Our situation in Oklahoma is a little different because there is only one Baptist college.  So while it may be true that every dollar OBU gets from the BGCO is a dollar that BCMs, evangelism efforts, and Falls Creek goes without, at least OBU is not competing with other colleges for scarce funds.  In Georgia, Shorter gets about $2 million a year while Brewton-Parker and Truett-McConnell get about $1 million each.  Make no mistake: BPC and TMC would love to get their hands on a bigger piece of the GBC pie, and obviously have no qualms about trashing academic freedom and even respectability in order to do it.  Thus, Shorter is basically forced to do what it must to protect its share.  Unfortunately, Shorter's new president, Don Dowless, has been more than happy to oblige.

With more and more Baptist college presidents and trustees kowtowing to state convention fundamentalists, we're learning how ugly the political game can be.  The Tennessee Baptist Convention seems to have a decent relationship with Union University (which we profiled recently) and Carson-Newman College.  But it looks like things are going to get ugly in the Volunteer State.

The Tennessee Baptist Situation
The TBC is like Oklahoma and most other Baptist state conventions in many respects.  There is no competing fundamentalist convention as in Texas and Virginia.  So, fundamentalists and a few moderates coexist in the TBC, which has offices in suburban Nashville.  The convention sends about 15% of its budget to its two affiliated colleges (a little less than the BGCO sends to OBU).  Carson-Newman and Union get subsidies of $2.5 million apiece from the Cooperative Program.

These allocations grew after Belmont University left the TBC in 2007 following and ugly coup attempt by TBC fundamentalists.  In 2005, Belmont's trustees sought to have more autonomy from the TBC, but the convention rejected their plan and defunded the university, splitting Belmont's subsidy between the other two colleges.  But then the TBC attempted to replace the Belmont board with fundamentalists amenable to ongoing TBC control.  When talks broke down, the TBC demanded the return of every dime of subsidy money it ever gave Belmont -- $58 million.  The school and the convention settled out of court, with the school agreeing to pay back $11 million over 40 years. I guess freedom isn't free.  Belmont maintains a Christian identity, though no longer and exclusively Baptist one.

An Old Newcomer: Tennessee Temple University
Now, another once-crumbling fundamentalist college wants a piece of the TBC pie.  Tennessee Temple University, long an Independent Baptist institution affiliated with Highland Park Baptist Church in Chattanooga, wants back into the TBC.  Highland Park has sought to renew its SBC ties in recent years.  One pastor initiated the process of joining the local Baptist Association.  Another pastor continued the effort before he left to become dean of Liberty University's seminary.  The current pastor is a Southwestern Seminary graduate who previously served on staff of the alternative fundamentalist state conventions in Texas and Virginia.  Highland Park is asking Tennessee Baptists to assist in repairing a camp compound (church owned, not TBC owned) that was recently damaged by tornadoes.

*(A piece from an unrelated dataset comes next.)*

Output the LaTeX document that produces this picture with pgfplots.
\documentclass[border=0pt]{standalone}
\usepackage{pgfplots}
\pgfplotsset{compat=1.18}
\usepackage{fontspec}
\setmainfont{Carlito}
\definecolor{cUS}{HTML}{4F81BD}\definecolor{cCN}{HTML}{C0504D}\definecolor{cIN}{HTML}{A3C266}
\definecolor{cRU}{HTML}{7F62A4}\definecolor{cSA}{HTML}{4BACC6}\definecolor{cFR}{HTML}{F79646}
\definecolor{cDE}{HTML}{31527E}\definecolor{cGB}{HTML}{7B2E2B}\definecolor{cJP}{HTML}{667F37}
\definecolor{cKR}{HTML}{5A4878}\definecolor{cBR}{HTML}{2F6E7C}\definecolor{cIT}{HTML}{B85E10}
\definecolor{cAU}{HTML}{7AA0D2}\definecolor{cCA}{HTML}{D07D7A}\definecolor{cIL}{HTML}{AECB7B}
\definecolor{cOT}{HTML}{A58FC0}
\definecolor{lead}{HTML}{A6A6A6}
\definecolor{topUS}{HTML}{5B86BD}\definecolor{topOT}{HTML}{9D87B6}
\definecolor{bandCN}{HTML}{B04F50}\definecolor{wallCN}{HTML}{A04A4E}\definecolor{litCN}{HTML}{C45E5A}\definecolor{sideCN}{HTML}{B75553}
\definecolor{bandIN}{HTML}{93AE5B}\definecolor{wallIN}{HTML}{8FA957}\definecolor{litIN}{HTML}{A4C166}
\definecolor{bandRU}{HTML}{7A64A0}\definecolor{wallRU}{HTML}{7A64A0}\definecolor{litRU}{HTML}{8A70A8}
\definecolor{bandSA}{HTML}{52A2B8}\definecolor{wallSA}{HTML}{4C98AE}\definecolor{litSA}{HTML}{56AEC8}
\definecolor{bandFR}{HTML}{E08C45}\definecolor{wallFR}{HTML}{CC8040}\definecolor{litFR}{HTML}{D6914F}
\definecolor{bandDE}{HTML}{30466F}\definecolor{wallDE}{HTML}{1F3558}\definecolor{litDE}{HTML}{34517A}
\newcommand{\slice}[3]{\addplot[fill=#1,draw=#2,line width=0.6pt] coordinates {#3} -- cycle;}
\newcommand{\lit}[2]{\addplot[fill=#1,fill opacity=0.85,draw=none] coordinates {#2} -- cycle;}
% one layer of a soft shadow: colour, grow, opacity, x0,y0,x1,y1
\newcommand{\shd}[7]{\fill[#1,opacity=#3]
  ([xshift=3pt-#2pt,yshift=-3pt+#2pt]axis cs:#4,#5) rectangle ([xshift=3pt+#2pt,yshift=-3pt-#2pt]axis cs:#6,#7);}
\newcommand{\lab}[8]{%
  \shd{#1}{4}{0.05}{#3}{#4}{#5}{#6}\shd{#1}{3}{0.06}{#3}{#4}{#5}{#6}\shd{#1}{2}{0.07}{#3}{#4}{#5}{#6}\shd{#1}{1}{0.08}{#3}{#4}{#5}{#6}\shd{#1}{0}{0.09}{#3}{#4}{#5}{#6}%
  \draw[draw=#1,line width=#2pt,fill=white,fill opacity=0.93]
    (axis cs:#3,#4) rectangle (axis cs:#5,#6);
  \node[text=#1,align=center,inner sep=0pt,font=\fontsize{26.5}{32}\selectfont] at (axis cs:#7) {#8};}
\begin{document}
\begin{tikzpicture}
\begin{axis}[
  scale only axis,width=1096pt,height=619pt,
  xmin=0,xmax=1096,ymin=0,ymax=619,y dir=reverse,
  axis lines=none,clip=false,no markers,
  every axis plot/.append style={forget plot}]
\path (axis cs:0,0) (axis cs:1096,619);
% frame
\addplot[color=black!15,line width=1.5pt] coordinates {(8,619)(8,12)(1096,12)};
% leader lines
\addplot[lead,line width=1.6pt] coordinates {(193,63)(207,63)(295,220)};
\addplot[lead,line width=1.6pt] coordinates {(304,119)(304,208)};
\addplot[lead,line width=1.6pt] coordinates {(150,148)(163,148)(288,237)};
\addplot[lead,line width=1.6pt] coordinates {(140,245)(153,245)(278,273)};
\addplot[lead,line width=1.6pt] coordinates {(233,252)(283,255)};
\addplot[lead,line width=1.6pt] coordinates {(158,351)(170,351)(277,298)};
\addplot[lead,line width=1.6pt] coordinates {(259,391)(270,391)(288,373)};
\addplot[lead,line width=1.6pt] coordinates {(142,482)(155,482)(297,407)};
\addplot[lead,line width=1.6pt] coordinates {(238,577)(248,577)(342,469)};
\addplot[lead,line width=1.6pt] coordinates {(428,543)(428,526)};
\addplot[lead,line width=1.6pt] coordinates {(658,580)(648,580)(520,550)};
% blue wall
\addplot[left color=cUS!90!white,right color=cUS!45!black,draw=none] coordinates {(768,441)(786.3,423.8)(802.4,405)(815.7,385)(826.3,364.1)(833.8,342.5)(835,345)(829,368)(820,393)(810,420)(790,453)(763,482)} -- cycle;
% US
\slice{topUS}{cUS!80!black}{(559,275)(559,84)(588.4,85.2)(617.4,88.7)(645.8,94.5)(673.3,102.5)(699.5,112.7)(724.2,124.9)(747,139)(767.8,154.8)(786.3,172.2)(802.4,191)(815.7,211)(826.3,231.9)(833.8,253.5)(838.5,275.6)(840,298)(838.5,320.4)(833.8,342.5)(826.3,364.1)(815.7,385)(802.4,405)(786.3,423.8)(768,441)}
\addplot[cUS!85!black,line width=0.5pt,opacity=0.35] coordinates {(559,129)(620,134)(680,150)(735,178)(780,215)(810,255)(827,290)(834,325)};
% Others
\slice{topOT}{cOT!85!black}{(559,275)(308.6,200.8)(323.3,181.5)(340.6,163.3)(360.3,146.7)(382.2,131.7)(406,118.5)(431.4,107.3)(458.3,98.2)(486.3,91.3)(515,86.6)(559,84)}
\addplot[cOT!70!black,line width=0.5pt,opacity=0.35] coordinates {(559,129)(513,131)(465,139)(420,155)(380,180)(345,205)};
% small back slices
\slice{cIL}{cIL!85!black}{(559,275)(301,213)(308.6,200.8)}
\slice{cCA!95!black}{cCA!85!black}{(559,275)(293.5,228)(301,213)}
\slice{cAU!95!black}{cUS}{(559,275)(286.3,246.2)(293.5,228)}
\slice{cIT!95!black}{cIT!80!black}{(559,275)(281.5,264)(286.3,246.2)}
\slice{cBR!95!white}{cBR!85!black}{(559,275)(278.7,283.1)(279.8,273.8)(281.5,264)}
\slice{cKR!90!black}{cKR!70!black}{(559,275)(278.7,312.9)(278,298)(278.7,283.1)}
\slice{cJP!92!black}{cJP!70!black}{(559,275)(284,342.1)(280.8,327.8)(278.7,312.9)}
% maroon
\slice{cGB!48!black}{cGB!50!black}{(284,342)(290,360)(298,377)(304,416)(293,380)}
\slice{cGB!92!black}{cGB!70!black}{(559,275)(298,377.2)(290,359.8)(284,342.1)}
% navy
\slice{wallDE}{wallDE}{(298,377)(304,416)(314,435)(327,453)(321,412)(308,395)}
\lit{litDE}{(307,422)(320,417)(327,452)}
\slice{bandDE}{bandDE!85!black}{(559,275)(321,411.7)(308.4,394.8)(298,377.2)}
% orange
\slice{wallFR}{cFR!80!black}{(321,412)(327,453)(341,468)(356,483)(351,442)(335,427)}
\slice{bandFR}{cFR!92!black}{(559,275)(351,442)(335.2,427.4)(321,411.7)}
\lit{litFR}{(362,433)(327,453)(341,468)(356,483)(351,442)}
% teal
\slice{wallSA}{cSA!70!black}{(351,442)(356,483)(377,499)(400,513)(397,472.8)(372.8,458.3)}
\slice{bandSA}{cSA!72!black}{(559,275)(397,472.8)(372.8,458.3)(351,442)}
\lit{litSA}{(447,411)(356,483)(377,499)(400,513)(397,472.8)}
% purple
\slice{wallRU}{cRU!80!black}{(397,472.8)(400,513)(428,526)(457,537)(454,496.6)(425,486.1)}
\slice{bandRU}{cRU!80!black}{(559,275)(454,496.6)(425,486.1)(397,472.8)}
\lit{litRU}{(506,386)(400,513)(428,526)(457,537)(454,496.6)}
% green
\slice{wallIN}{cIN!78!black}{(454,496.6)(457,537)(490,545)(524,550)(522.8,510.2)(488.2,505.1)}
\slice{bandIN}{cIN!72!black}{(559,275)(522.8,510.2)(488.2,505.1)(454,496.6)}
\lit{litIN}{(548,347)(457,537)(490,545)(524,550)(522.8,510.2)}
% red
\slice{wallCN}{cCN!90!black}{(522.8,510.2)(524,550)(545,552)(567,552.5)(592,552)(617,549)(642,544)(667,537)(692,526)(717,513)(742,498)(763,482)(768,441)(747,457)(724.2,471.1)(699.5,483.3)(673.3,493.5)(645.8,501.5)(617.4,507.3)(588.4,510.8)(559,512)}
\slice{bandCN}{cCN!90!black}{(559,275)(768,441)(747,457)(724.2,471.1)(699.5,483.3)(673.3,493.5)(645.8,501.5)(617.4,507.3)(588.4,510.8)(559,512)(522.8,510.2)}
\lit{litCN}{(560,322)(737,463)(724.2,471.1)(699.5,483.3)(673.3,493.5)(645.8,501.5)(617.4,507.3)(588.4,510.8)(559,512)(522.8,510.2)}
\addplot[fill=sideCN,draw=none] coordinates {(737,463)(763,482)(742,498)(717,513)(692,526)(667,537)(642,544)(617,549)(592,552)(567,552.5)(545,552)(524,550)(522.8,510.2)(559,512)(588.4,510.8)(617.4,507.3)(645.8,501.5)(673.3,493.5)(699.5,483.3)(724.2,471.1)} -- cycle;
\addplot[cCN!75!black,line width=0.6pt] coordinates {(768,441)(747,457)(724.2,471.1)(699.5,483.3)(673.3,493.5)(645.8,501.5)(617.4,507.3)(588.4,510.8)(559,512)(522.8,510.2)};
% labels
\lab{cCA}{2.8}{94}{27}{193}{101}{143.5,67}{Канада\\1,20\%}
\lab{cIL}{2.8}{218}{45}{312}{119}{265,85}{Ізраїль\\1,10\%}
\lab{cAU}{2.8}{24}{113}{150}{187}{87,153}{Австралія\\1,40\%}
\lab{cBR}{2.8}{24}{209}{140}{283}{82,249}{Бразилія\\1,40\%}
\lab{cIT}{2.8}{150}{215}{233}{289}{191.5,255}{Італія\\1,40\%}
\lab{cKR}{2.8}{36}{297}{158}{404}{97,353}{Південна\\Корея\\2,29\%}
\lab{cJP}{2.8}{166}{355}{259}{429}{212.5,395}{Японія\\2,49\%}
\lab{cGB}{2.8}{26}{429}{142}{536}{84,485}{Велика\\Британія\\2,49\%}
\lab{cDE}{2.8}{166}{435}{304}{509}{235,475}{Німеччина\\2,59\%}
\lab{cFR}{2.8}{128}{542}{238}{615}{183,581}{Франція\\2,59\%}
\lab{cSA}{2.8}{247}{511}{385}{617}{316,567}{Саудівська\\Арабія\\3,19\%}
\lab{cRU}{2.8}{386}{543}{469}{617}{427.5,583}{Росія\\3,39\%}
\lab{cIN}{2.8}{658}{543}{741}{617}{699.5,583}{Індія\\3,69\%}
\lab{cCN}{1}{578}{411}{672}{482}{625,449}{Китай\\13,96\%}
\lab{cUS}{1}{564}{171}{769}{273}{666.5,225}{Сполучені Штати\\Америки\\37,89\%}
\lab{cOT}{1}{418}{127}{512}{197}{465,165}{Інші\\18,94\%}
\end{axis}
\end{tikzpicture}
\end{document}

Tennessee Temple's new president, Rev. Dr. Steve Echols, came to TTU from New Orleans Baptist Theological Seminary.  He shares Highland Park's desire to get a TBC subsidy for Tennessee Temple, and appears willing to throw Union and Carson-Newman under the bus in order to do it:
When Echols assumed leadership at Tennessee Temple, one of his priorities was for the school's trustees to adopt the Baptist Faith and Message 2000. The school's April 30 spring graduation will include a formal ceremony in which all of the faculty sign the Southern Baptist statement of beliefs.  
"So our entire faculty has already agreed to be in line with the Baptist Faith and Message," Echols said. "We still have our belief statements that we've had all along, but we feel like the Baptist Faith and Message is in harmony with that. So I think that speaks pretty strongly. There aren't many schools doing that. We want to say to Southern Baptists, 'This is a safe place to send your students, theologically'" (emphasis mine).
It is unseemly to say the least for Echols to imply that Southern Baptists should send their children to TTU because other Christian colleges -- maybe even other Baptist schools -- aren't "theologically safe."

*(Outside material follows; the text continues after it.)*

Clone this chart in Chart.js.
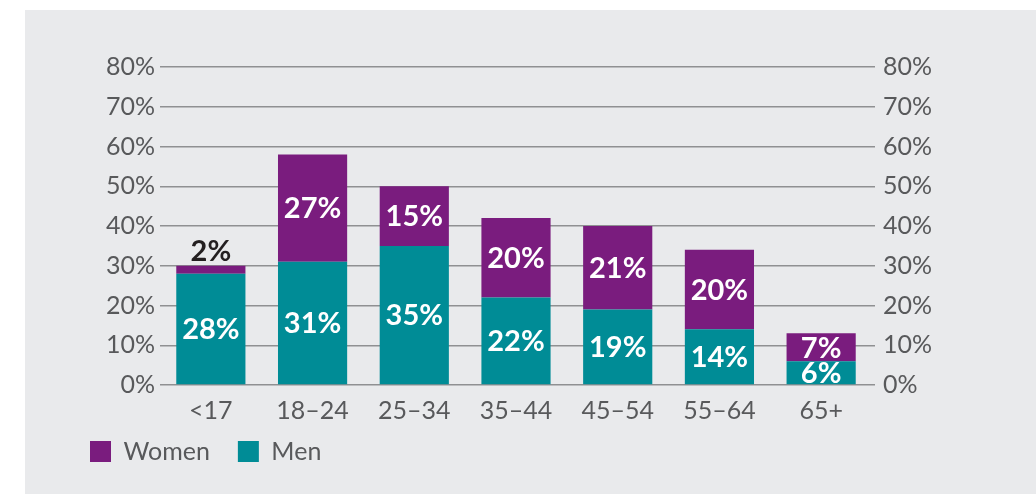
<!DOCTYPE html>
<html><head><meta charset="utf-8">
<script src="https://cdn.jsdelivr.net/npm/chart.js@4"></script>
<style>
html,body{margin:0;padding:0;background:#fff;overflow:hidden;width:1036px;height:494px}
#panel{position:absolute;left:25px;top:10px;width:1011px;height:484px;background:#e9eaec}
canvas{display:block}
</style></head><body>
<div id="panel"><canvas id="c" width="1011" height="484"></canvas></div>
<script>
const categories = ['<17', '18–24', '25–34', '35–44', '45–54', '55–64', '65+'];
const menValues = [28, 31, 35, 22, 19, 14, 6];
const womenValues = [2, 27, 15, 20, 21, 20, 7];
const yMin = 0, yMax = 80, yStep = 10;

const TEAL = '#008c96';
const PURPLE = '#7a1c7e';
const TICK = '#58595b';
const GRID = '#8f9092';
const FONT = 'Lato';

const segLabels = {
  id: 'segLabels',
  afterDatasetsDraw(chart) {
    const ctx = chart.ctx;
    ctx.save();
    ctx.font = 'bold 29px ' + FONT;
    ctx.textAlign = 'center';
    chart.data.datasets.forEach((ds, di) => {
      const meta = chart.getDatasetMeta(di);
      meta.data.forEach((el, i) => {
        const v = ds.data[i];
        const h = Math.abs(el.base - el.y);
        const txt = v + '%';
        if (h < 15) {
          ctx.fillStyle = '#231f20';
          ctx.textBaseline = 'alphabetic';
          ctx.fillText(txt, el.x, el.y - 5);
        } else {
          ctx.fillStyle = '#ffffff';
          ctx.textBaseline = 'middle';
          ctx.fillText(txt, el.x, (el.y + el.base) / 2 + 1);
        }
      });
    });
    ctx.restore();
  }
};

// let x-axis labels extend below the (compact) axis box so they are not clipped
const xLabelRoom = {
  id: 'xLabelRoom',
  afterLayout(chart) {
    const s = chart.scales.x;
    s.bottom = s.top + 45;
  }
};

const pct = v => v + '%';

new Chart(document.getElementById('c'), {
  type: 'bar',
  data: {
    labels: categories,
    datasets: [
      { label: 'Men', data: menValues, backgroundColor: TEAL, borderWidth: 0 },
      { label: 'Women', data: womenValues, backgroundColor: PURPLE, borderWidth: 0 }
    ]
  },
  options: {
    responsive: false,
    animation: false,
    categoryPercentage: 1,
    barPercentage: 0.68,
    layout: { padding: { left: 37, right: 0, top: 57, bottom: 20 } },
    plugins: {
      tooltip: { enabled: false },
      legend: {
        position: 'bottom',
        align: 'start',
        reverse: true,
        labels: {
          boxWidth: 21, boxHeight: 21, padding: 28,
          color: TICK, font: { family: FONT, size: 25 }
        }
      }
    },
    scales: {
      x: {
        stacked: true,
        grid: { display: false },
        border: { display: false },
        ticks: { color: TICK, font: { family: FONT, size: 25 }, padding: 3, maxRotation: 0, autoSkip: false },
        afterFit(s) { s.height = 26; }
      },
      y: {
        stacked: true,
        position: 'left',
        min: yMin, max: yMax,
        ticks: { stepSize: yStep, callback: pct, color: TICK, font: { family: FONT, size: 25 }, padding: 5 },
        grid: { color: GRID, lineWidth: 1.5, drawTicks: false },
        border: { display: false },
        afterFit(s) { s.width = 98; }
      },
      y2: {
        position: 'right',
        min: yMin, max: yMax,
        ticks: { stepSize: yStep, callback: pct, color: TICK, font: { family: FONT, size: 25 }, padding: 8 },
        grid: { drawOnChartArea: false, drawTicks: true, tickLength: 3, color: GRID, lineWidth: 1.5 },
        border: { display: false },
        afterFit(s) { s.width = 164; }
      }
    }
  },
  plugins: [segLabels, xLabelRoom]
});
</script>
</body></html>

Leaders, faculty, and students at Carson-Newman and Union need to watch out.  Echols and Tennessee Temple need that Tennessee Baptist subsidy for their fledgling school really badly.  They are going around telling everyone how extra Southern Baptist they are.  Unlike Union and Carson-Newman, they'll never have to worry about academic respectability or accreditation, neither of which it has ever had.

But if the lessons of Georgia are any indication, TTU will have no problem engaging the others in a race to the bottom.  Union and Carson-Newman have enough problems trying to remain viable academic institutions without upsetting the fundamentalists who control the TBC.  The last thing they need is competition from Tennessee Temple.  Depending how vigorously TTU wants to compete for scarce TBC funds, things could get very ugly again in Tennessee.  Just ask our friends in Georgia.

Lessons for OBU
Frankly, I find the Belmont story more interesting and relevant than TTU.  While I would love nothing more than for some fundamentalist college to spring up and woo the BGCO until the convention drops us, I don't see any viable competition.  So at least we can be thankful we aren't in a race to the bottom.

But the Belmont example is instructive.  First, it shows how obsessive fundamentalists are about control.  They don't want to give a penny to anything they can't fully control.  Second, we see that it's also largely about money.  If OBU ever actually got the opportunity to disaffiliate from the BGCO, we would have to pay back huge sums of cash.  In our case, we would also have to buy the buildings and grounds, since the convention owns them.  But the Belmont case illustrates that a reasonable compromise settlement could be reached and that no court would rule that we have to pay back tens of millions of dollars.  Given that OBU has an endowment nearing nine figures that is completely independent of BGCO control, I still say the price of disaffiliating is a bargain to be free from outside coercion and control forever.

Shaking free from the BGCO wouldn't even hurt OBU's endowment as badly as one moderate recession.  And once we expand our constituency beyond Oklahoma Baptist life to the broader spectrum of American evangelicalism, we would eventually bring in many, many new donors.  Academic freedom would be secure.  The BGCO could spend on ministry priorities that are actually consistent with its mission.  Faculty would be better off.  Students would be better off.  Alumni would be better off.  It's a win-win-win-win-win-win-win-win-win!